* _EXERCISE PROMPT_
Output the material word for word. Leave each picture out.

------------------------------------

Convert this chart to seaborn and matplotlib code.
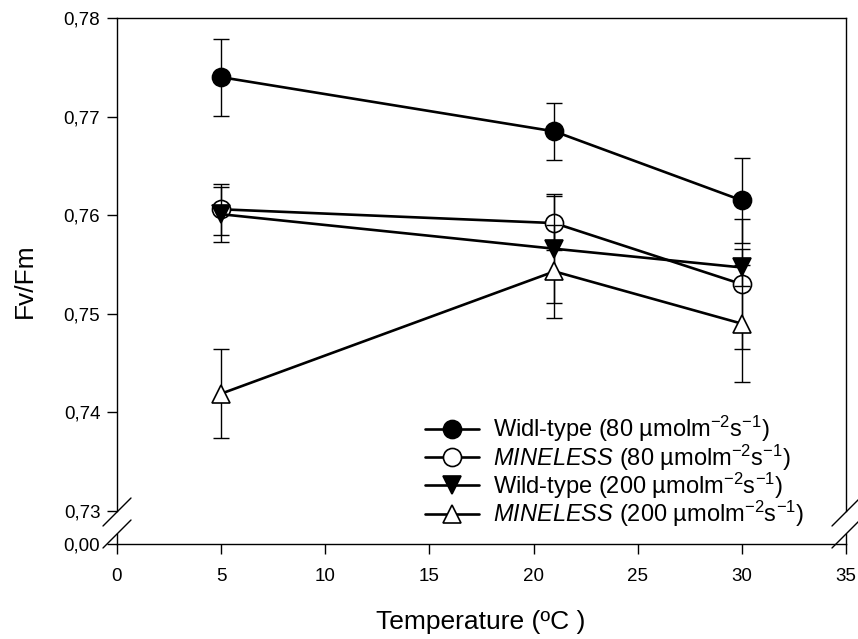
import matplotlib
matplotlib.use("Agg")
import matplotlib.pyplot as plt
import seaborn as sns
import pandas as pd
from matplotlib.lines import Line2D

# ---------------- data ----------------
temperature = [5, 21, 30]
wt80 = [0.7740, 0.7685, 0.7615]
wt80_err = [0.0039, 0.0029, 0.0043]
mi80 = [0.7606, 0.7592, 0.7530]
mi80_err = [0.0026, 0.0027, 0.0066]
wt200 = [0.7601, 0.7566, 0.7547]
wt200_err = [0.0028, 0.0055, 0.0019]
mi200 = [0.7419, 0.7543, 0.7490]
mi200_err = [0.0045, 0.0047, 0.0059]

series_labels = [
    r"Widl-type (80 µmolm$^{-2}$s$^{-1}$)",
    r"$\mathit{MINELESS}$ (80 µmolm$^{-2}$s$^{-1}$)",
    r"Wild-type (200 µmolm$^{-2}$s$^{-1}$)",
    r"$\mathit{MINELESS}$ (200 µmolm$^{-2}$s$^{-1}$)",
]
x_ticks = [0, 5, 10, 15, 20, 25, 30, 35]
y_ticks = [0.73, 0.74, 0.75, 0.76, 0.77, 0.78]
y_tick_labels = ["0,73", "0,74", "0,75", "0,76", "0,77", "0,78"]
x_label = "Temperature (ºC )"
y_label = "Fv/Fm"

# ---------------- style ----------------
sns.set_theme(style="ticks")
plt.rcParams["font.family"] = ["Liberation Sans", "DejaVu Sans"]
plt.rcParams["mathtext.fontset"] = "custom"
plt.rcParams["mathtext.rm"] = "Liberation Sans"
plt.rcParams["mathtext.it"] = "Liberation Sans:italic"
plt.rcParams["mathtext.bf"] = "Liberation Sans:bold"
plt.rcParams["text.color"] = "black"
plt.rcParams["axes.labelcolor"] = "black"
plt.rcParams["xtick.color"] = "black"
plt.rcParams["ytick.color"] = "black"

W, H = 858, 639
fig = plt.figure(figsize=(W / 100, H / 100), dpi=100)

def fx(px):
    return px / W

def fy(py):
    return 1 - py / H

x_left, x_right = 117, 846
y_top, y_break_top = 18, 511
y_break_bot, y_zero = 534, 544

ax = fig.add_axes([fx(x_left), fy(y_break_top), fx(x_right) - fx(x_left), fy(y_top) - fy(y_break_top)])
axb = fig.add_axes([fx(x_left), fy(y_zero), fx(x_right) - fx(x_left), fy(y_break_bot) - fy(y_zero)], sharex=ax)

df = pd.DataFrame({
    "T": temperature * 4,
    "v": wt80 + mi80 + wt200 + mi200,
    "e": wt80_err + mi80_err + wt200_err + mi200_err,
    "s": sum([[lab] * 3 for lab in series_labels], []),
})

markers = ["o", "o", "v", "^"]
faces = ["black", "white", "black", "white"]
handles = []
for i, lab in enumerate(series_labels):
    d = df[df["s"] == lab]
    ax.errorbar(d["T"], d["v"], yerr=d["e"], fmt="none", ecolor="black",
                elinewidth=1.0, capsize=5.5, capthick=1.0, zorder=2 + 2 * i)
    sns.lineplot(data=d, x="T", y="v", ax=ax, color="black", lw=1.9,
                 marker=markers[i], markersize=13, markerfacecolor=faces[i],
                 markeredgecolor="black", markeredgewidth=1.2,
                 estimator=None, errorbar=None, zorder=3 + 2 * i, legend=False)
    handles.append(Line2D([], [], color="black", lw=1.9, marker=markers[i],
                          markersize=13, markerfacecolor=faces[i],
                          markeredgecolor="black", markeredgewidth=1.2))

ax.set_ylim(0.73, 0.78)
ax.set_xlim(0, 35)
ax.set_yticks(y_ticks)
ax.set_yticklabels(y_tick_labels)
ax.set_xlabel("")
ax.set_ylabel("")
ax.spines["bottom"].set_visible(False)
ax.tick_params(axis="x", bottom=False, labelbottom=False)
ax.tick_params(axis="y", direction="out", length=7, width=1.0, pad=5, labelsize=13.5, colors="black")
for sp in ["left", "right", "top"]:
    ax.spines[sp].set_linewidth(1.0)
    ax.spines[sp].set_color("black")

axb.set_ylim(0, 1)
axb.set_yticks([0])
axb.set_yticklabels(["0,00"])
axb.set_xticks(x_ticks)
axb.set_xticklabels([str(t) for t in x_ticks])
axb.set_xlabel("")
axb.set_ylabel("")
axb.spines["top"].set_visible(False)
for sp in ["left", "right", "bottom"]:
    axb.spines[sp].set_linewidth(1.0)
    axb.spines[sp].set_color("black")
axb.tick_params(axis="y", direction="out", length=7, width=1.0, pad=5, labelsize=13.5, colors="black")
axb.tick_params(axis="x", direction="out", length=7, width=1.0, pad=10, labelsize=13.5, colors="black")
axb.patch.set_alpha(0)

# break marks
for xc in (x_left, x_right):
    for yc in (512, 534):
        fig.add_artist(Line2D([fx(xc - 14), fx(xc + 14)], [fy(yc + 14), fy(yc - 14)],
                              color="black", lw=1.0, transform=fig.transFigure))

fig.text(fx(25), fy(281), y_label, rotation=90, ha="center", va="center", fontsize=19, color="black")
fig.text(fx(481), fy(622), x_label, ha="center", va="center", fontsize=19, color="black")

leg = ax.legend(handles, series_labels, loc="upper left", bbox_to_anchor=(fx(425), fy(414)),
                bbox_transform=fig.transFigure, frameon=False, fontsize=17,
                borderpad=0, borderaxespad=0, handlelength=2.3, handletextpad=0.6,
                labelspacing=-0.08)
for t in leg.get_texts():
    t.set_color("black")
leg.set_zorder(20)

fig.savefig("out.png", dpi=100)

------------------------------------

* _SOLUTION TO THE PROBLEM_
Convert this chart to seaborn and matplotlib code.
import matplotlib
matplotlib.use("Agg")
import matplotlib.pyplot as plt
import seaborn as sns
import pandas as pd
from matplotlib.lines import Line2D

# ---------------- data ----------------
temperature = [5, 21, 30]
wt80 = [0.7740, 0.7685, 0.7615]
wt80_err = [0.0039, 0.0029, 0.0043]
mi80 = [0.7606, 0.7592, 0.7530]
mi80_err = [0.0026, 0.0027, 0.0066]
wt200 = [0.7601, 0.7566, 0.7547]
wt200_err = [0.0028, 0.0055, 0.0019]
mi200 = [0.7419, 0.7543, 0.7490]
mi200_err = [0.0045, 0.0047, 0.0059]

series_labels = [
    r"Widl-type (80 µmolm$^{-2}$s$^{-1}$)",
    r"$\mathit{MINELESS}$ (80 µmolm$^{-2}$s$^{-1}$)",
    r"Wild-type (200 µmolm$^{-2}$s$^{-1}$)",
    r"$\mathit{MINELESS}$ (200 µmolm$^{-2}$s$^{-1}$)",
]
x_ticks = [0, 5, 10, 15, 20, 25, 30, 35]
y_ticks = [0.73, 0.74, 0.75, 0.76, 0.77, 0.78]
y_tick_labels = ["0,73", "0,74", "0,75", "0,76", "0,77", "0,78"]
x_label = "Temperature (ºC )"
y_label = "Fv/Fm"

# ---------------- style ----------------
sns.set_theme(style="ticks")
plt.rcParams["font.family"] = ["Liberation Sans", "DejaVu Sans"]
plt.rcParams["mathtext.fontset"] = "custom"
plt.rcParams["mathtext.rm"] = "Liberation Sans"
plt.rcParams["mathtext.it"] = "Liberation Sans:italic"
plt.rcParams["mathtext.bf"] = "Liberation Sans:bold"
plt.rcParams["text.color"] = "black"
plt.rcParams["axes.labelcolor"] = "black"
plt.rcParams["xtick.color"] = "black"
plt.rcParams["ytick.color"] = "black"

W, H = 858, 639
fig = plt.figure(figsize=(W / 100, H / 100), dpi=100)

def fx(px):
    return px / W

def fy(py):
    return 1 - py / H

x_left, x_right = 117, 846
y_top, y_break_top = 18, 511
y_break_bot, y_zero = 534, 544

ax = fig.add_axes([fx(x_left), fy(y_break_top), fx(x_right) - fx(x_left), fy(y_top) - fy(y_break_top)])
axb = fig.add_axes([fx(x_left), fy(y_zero), fx(x_right) - fx(x_left), fy(y_break_bot) - fy(y_zero)], sharex=ax)

df = pd.DataFrame({
    "T": temperature * 4,
    "v": wt80 + mi80 + wt200 + mi200,
    "e": wt80_err + mi80_err + wt200_err + mi200_err,
    "s": sum([[lab] * 3 for lab in series_labels], []),
})

markers = ["o", "o", "v", "^"]
faces = ["black", "white", "black", "white"]
handles = []
for i, lab in enumerate(series_labels):
    d = df[df["s"] == lab]
    ax.errorbar(d["T"], d["v"], yerr=d["e"], fmt="none", ecolor="black",
                elinewidth=1.0, capsize=5.5, capthick=1.0, zorder=2 + 2 * i)
    sns.lineplot(data=d, x="T", y="v", ax=ax, color="black", lw=1.9,
                 marker=markers[i], markersize=13, markerfacecolor=faces[i],
                 markeredgecolor="black", markeredgewidth=1.2,
                 estimator=None, errorbar=None, zorder=3 + 2 * i, legend=False)
    handles.append(Line2D([], [], color="black", lw=1.9, marker=markers[i],
                          markersize=13, markerfacecolor=faces[i],
                          markeredgecolor="black", markeredgewidth=1.2))

ax.set_ylim(0.73, 0.78)
ax.set_xlim(0, 35)
ax.set_yticks(y_ticks)
ax.set_yticklabels(y_tick_labels)
ax.set_xlabel("")
ax.set_ylabel("")
ax.spines["bottom"].set_visible(False)
ax.tick_params(axis="x", bottom=False, labelbottom=False)
ax.tick_params(axis="y", direction="out", length=7, width=1.0, pad=5, labelsize=13.5, colors="black")
for sp in ["left", "right", "top"]:
    ax.spines[sp].set_linewidth(1.0)
    ax.spines[sp].set_color("black")

axb.set_ylim(0, 1)
axb.set_yticks([0])
axb.set_yticklabels(["0,00"])
axb.set_xticks(x_ticks)
axb.set_xticklabels([str(t) for t in x_ticks])
axb.set_xlabel("")
axb.set_ylabel("")
axb.spines["top"].set_visible(False)
for sp in ["left", "right", "bottom"]:
    axb.spines[sp].set_linewidth(1.0)
    axb.spines[sp].set_color("black")
axb.tick_params(axis="y", direction="out", length=7, width=1.0, pad=5, labelsize=13.5, colors="black")
axb.tick_params(axis="x", direction="out", length=7, width=1.0, pad=10, labelsize=13.5, colors="black")
axb.patch.set_alpha(0)

# break marks
for xc in (x_left, x_right):
    for yc in (512, 534):
        fig.add_artist(Line2D([fx(xc - 14), fx(xc + 14)], [fy(yc + 14), fy(yc - 14)],
                              color="black", lw=1.0, transform=fig.transFigure))

fig.text(fx(25), fy(281), y_label, rotation=90, ha="center", va="center", fontsize=19, color="black")
fig.text(fx(481), fy(622), x_label, ha="center", va="center", fontsize=19, color="black")

leg = ax.legend(handles, series_labels, loc="upper left", bbox_to_anchor=(fx(425), fy(414)),
                bbox_transform=fig.transFigure, frameon=False, fontsize=17,
                borderpad=0, borderaxespad=0, handlelength=2.3, handletextpad=0.6,
                labelspacing=-0.08)
for t in leg.get_texts():
    t.set_color("black")
leg.set_zorder(20)

fig.savefig("out.png", dpi=100)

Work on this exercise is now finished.